Professor Sir Leszek Borysiewicz, the Vice-Chancellor of the University, said, “The University is working across the world and locally to ensure that we deliver on our responsibility to education, which starts much earlier than at the university stage. Young people across the world have the right to an education and its transformational effects, but millions cannot exercise that right. It is up to us all to correct this.”

Choose from our playlist of 10 videos from the event, including keynote addresses, panel and audience Q&As

Urgently Addressing the World’s Challenges with Experience and Robust Research

The event also marks the launch of an exciting new partnership between the REAL Centre and Camfed. “The urgency to address the challenges the world faces as we commit to quality education for every child has never been greater,” says Pauline Rose, Professor of International Education and Director of the REAL Centre. “We urgently need to focus on those facing severe disadvantages in education – notably girls from poor households, and particularly those with disabilities. So we are bringing together Camfed’s decades-long experience of investing in community-led girls’ education programs with the University’s high quality research, with a view to supporting the most effective deployment of global resources.”

Today’s panel of experts is deeply committed to changing the status quo. Julia Gillard, Chair of the Global Partnership for Education and former Prime Minister of Australia, and Hans Brattskar, Norway’s Deputy Minister of Foreign Affairs, will share their professional insights. Julia Gillard will focus on the barriers to quality education for all, especially for marginalized girls, the solutions that are already in place, and the global commitment that is needed to drive change. Hans Brattskar will speak on behalf of a government deeply committed to investing in girls’ education as the key to sustainable development. This will be followed by a Q&A session and an interactive panel discussion.

 

A Coalition for Girls’ Education

Lucy Lake, CEO of Camfed, and Fiona Mavhinga, lawyer and founding member of CAMA, Camfed’s 33,100-member strong pan-African network of young women leaders for girls’ education, will join Professor Rose on the panel. They will share their experience of what works in girls’ education in some of the poorest and most isolated districts of sub-Saharan Africa, where Camfed invests in a community-led model of girls’ education and young women’s empowerment and leadership. “Camfed’s model shows just what’s possible to achieve for girls, even in the most difficult circumstances. By partnering with government ministries and working closely with communities, we are tackling the obstacles to girls’ success,” Lucy Lake explains. “The results are evident in the incredible network of educated young women – many among the first to complete school in their communities – who are now working with us to drive change for the younger generation in school.”
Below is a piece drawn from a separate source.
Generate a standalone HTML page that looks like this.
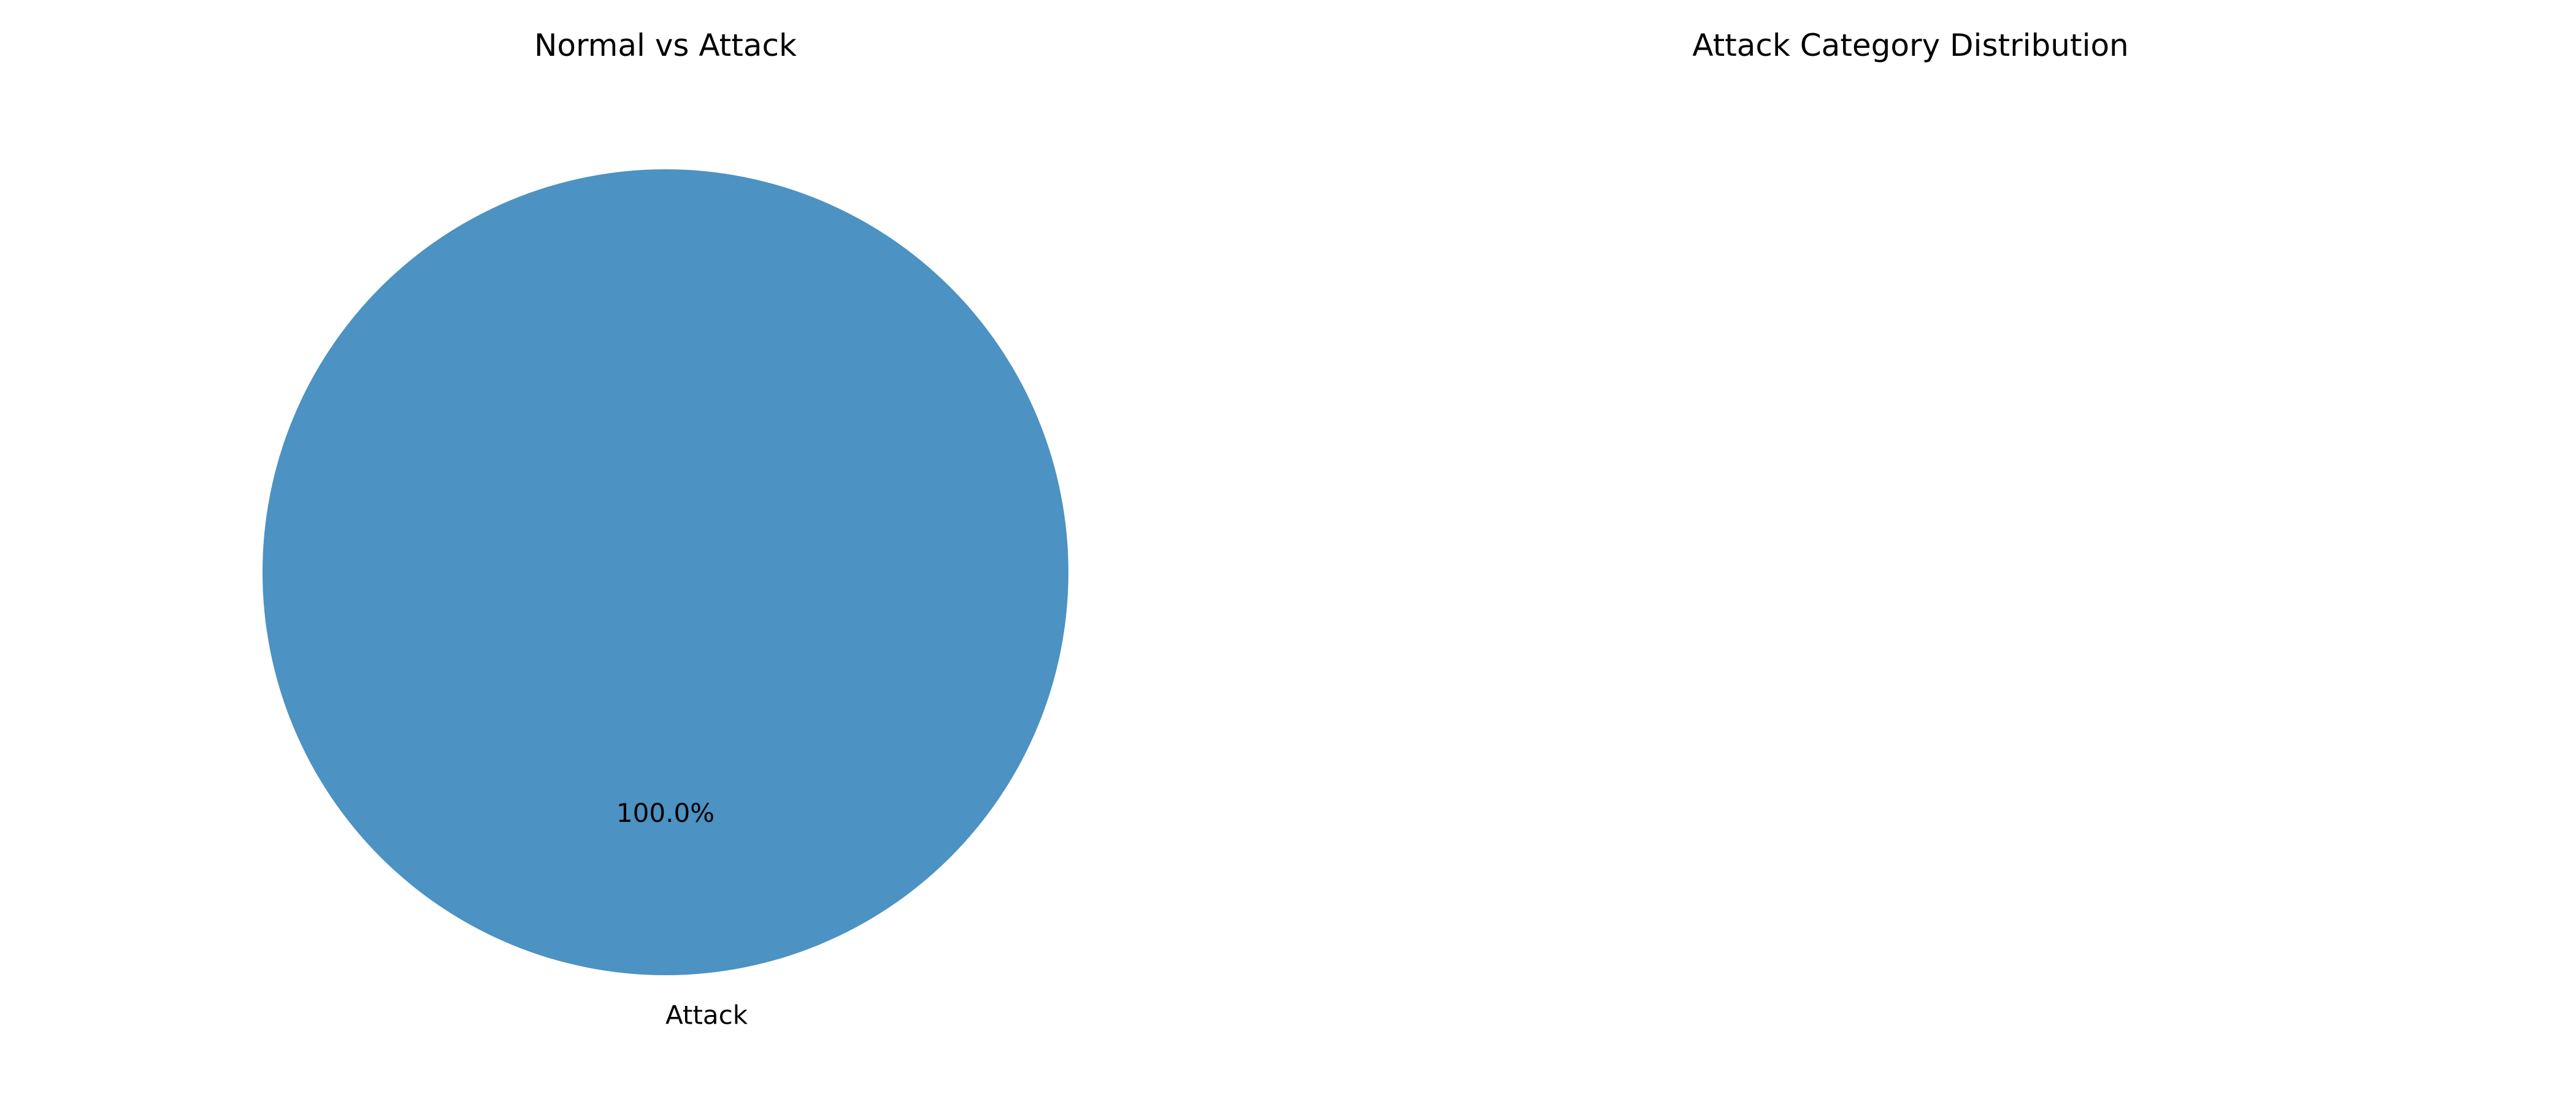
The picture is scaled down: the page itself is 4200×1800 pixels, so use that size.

Fiona Mavhinga will describe how young women are engaging with government authorities to tackle gender-based violence and discrimination, as well as supporting the next generation through school. “CAMA members, uniquely placed to understand the barriers to girls’ success, are now designing, delivering and monitoring innovative programmes that improve girls’ retention and progression through school, as well as their transition to independence and leadership,” she explains.
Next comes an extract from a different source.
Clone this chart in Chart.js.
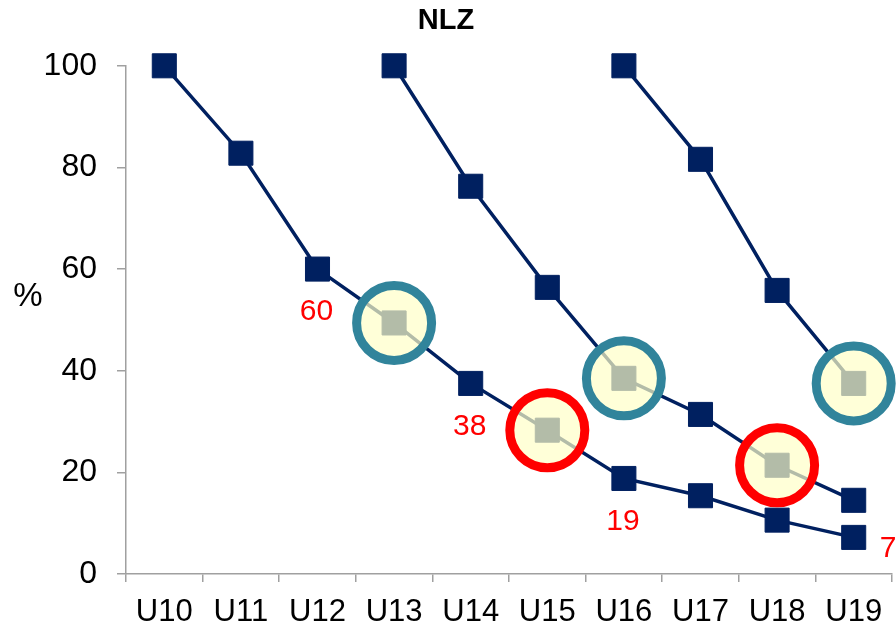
<!DOCTYPE html>
<html>
<head>
<meta charset="utf-8">
<script src="https://cdn.jsdelivr.net/npm/chart.js@4/dist/chart.umd.min.js"></script>
<style>
  html, body { margin: 0; padding: 0; background: #fff; }
  #wrap { width: 896px; height: 627px; }
</style>
</head>
<body>
<div id="wrap"><canvas id="myChart"></canvas></div>
<script>
const categories = ['U10', 'U11', 'U12', 'U13', 'U14', 'U15', 'U16', 'U17', 'U18', 'U19'];
const cohortA = [100, 82.8, 60, 49.4, 37.5, 28.3, 18.8, 15.4, 10.6, 7.2];
const cohortB = [null, null, null, 100, 76.3, 56.4, 38.5, 31.4, 21.4, 14.5];
const cohortC = [null, null, null, null, null, null, 100, 81.6, 55.8, 37.5];
const yTicks = [0, 20, 40, 60, 80, 100];

// red value labels on the first line: [category index, text, side]
const valueLabels = [[2, '60', 'below'], [4, '38', 'below'], [6, '19', 'below'], [9, '7', 'right']];
// circled points: [dataset index, category index]
const tealCircles = [[0, 3], [1, 6], [2, 9]];
const redCircles = [[0, 5], [1, 8]];

const navy = '#002060';
const axisGrey = '#A0A0A0';
const font = '"Liberation Sans", Arial, sans-serif';

const overlay = {
    id: 'overlay',
    afterDatasetsDraw(chart) {
        const ctx = chart.ctx;
        const ring = (list, colour) => {
            list.forEach(([ds, i]) => {
                const pt = chart.getDatasetMeta(ds).data[i];
                ctx.save();
                ctx.beginPath();
                ctx.arc(pt.x, pt.y, 37.5, 0, Math.PI * 2);
                ctx.fillStyle = 'rgba(255,255,199,0.7)';
                ctx.fill();
                ctx.lineWidth = 9;
                ctx.strokeStyle = colour;
                ctx.stroke();
                ctx.restore();
            });
        };
        ring(tealCircles, '#31849B');
        ring(redCircles, '#FF0000');

        ctx.save();
        ctx.fillStyle = '#FF0000';
        ctx.font = '30px ' + font;
        ctx.textBaseline = 'middle';
        valueLabels.forEach(([i, txt, side]) => {
            const pt = chart.getDatasetMeta(0).data[i];
            if (side === 'right') {
                ctx.textAlign = 'left';
                ctx.fillText(txt, pt.x + 26, pt.y + 11);
            } else {
                ctx.textAlign = 'center';
                ctx.fillText(txt, pt.x - 1, pt.y + 43);
            }
        });
        ctx.restore();

        // unrotated "%" axis label
        const y = chart.scales.y;
        ctx.save();
        ctx.fillStyle = '#000';
        ctx.font = '33px ' + font;
        ctx.textAlign = 'center';
        ctx.textBaseline = 'middle';
        ctx.fillText('%', 28, y.getPixelForValue(54.5));
        ctx.restore();
    }
};

const lineSet = (data) => ({
    data: data,
    borderColor: navy,
    backgroundColor: navy,
    borderWidth: 3.5,
    pointStyle: 'rect',
    pointRadius: 17,
    pointHoverRadius: 17,
    pointBorderWidth: 1,
    tension: 0,
    clip: false
});

new Chart(document.getElementById('myChart'), {
    type: 'line',
    data: {
        labels: categories,
        datasets: [lineSet(cohortA), lineSet(cohortB), lineSet(cohortC)]
    },
    options: {
        responsive: true,
        maintainAspectRatio: false,
        animation: false,
        layout: { autoPadding: false, padding: { left: 0, right: 4, top: 0, bottom: 0 } },
        plugins: {
            legend: { display: false },
            tooltip: { enabled: false },
            title: {
                display: true,
                text: 'NLZ',
                color: '#000',
                font: { family: font, size: 29, weight: 'bold' },
                padding: { top: 4, bottom: 27 }
            }
        },
        scales: {
            x: {
                offset: true,
                grid: { display: true, drawOnChartArea: false, offset: true, color: axisGrey, lineWidth: 1.5, tickLength: 8 },
                border: { color: axisGrey, width: 1.5 },
                ticks: { color: '#000', font: { family: font, size: 31 }, padding: 12, maxRotation: 0 },
                afterFit: (scale) => {
                    scale.height = 53;
                    scale.paddingLeft = 0;
                    scale.paddingRight = 0;
                }
            },
            y: {
                min: 0,
                max: 100,
                afterBuildTicks: (scale) => { scale.ticks = yTicks.map(v => ({ value: v })); },
                grid: { display: true, drawOnChartArea: false, color: axisGrey, lineWidth: 1.5, tickLength: 9 },
                border: { color: axisGrey, width: 1.5 },
                ticks: { color: '#000', font: { family: font, size: 32 }, padding: 20 },
                afterFit: (scale) => { scale.width = 126; }
            }
        }
    },
    plugins: [overlay]
});
</script>
</body>
</html>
Research from the REAL Centre will further strengthen the data collected by promoting evidence from programmes like Camfed’s to enhance impact from classroom to policy level. “On this seminal day, we bring together some of the world’s most powerful voices advocating for girls’ education, as well as in-depth research experience, governments committed to change, and young women activists who understand what really works in transforming girls’ context and prospects. This is the coalition we need to succeed in delivering every child’s entitlement to a quality education,” Professor Rose concludes.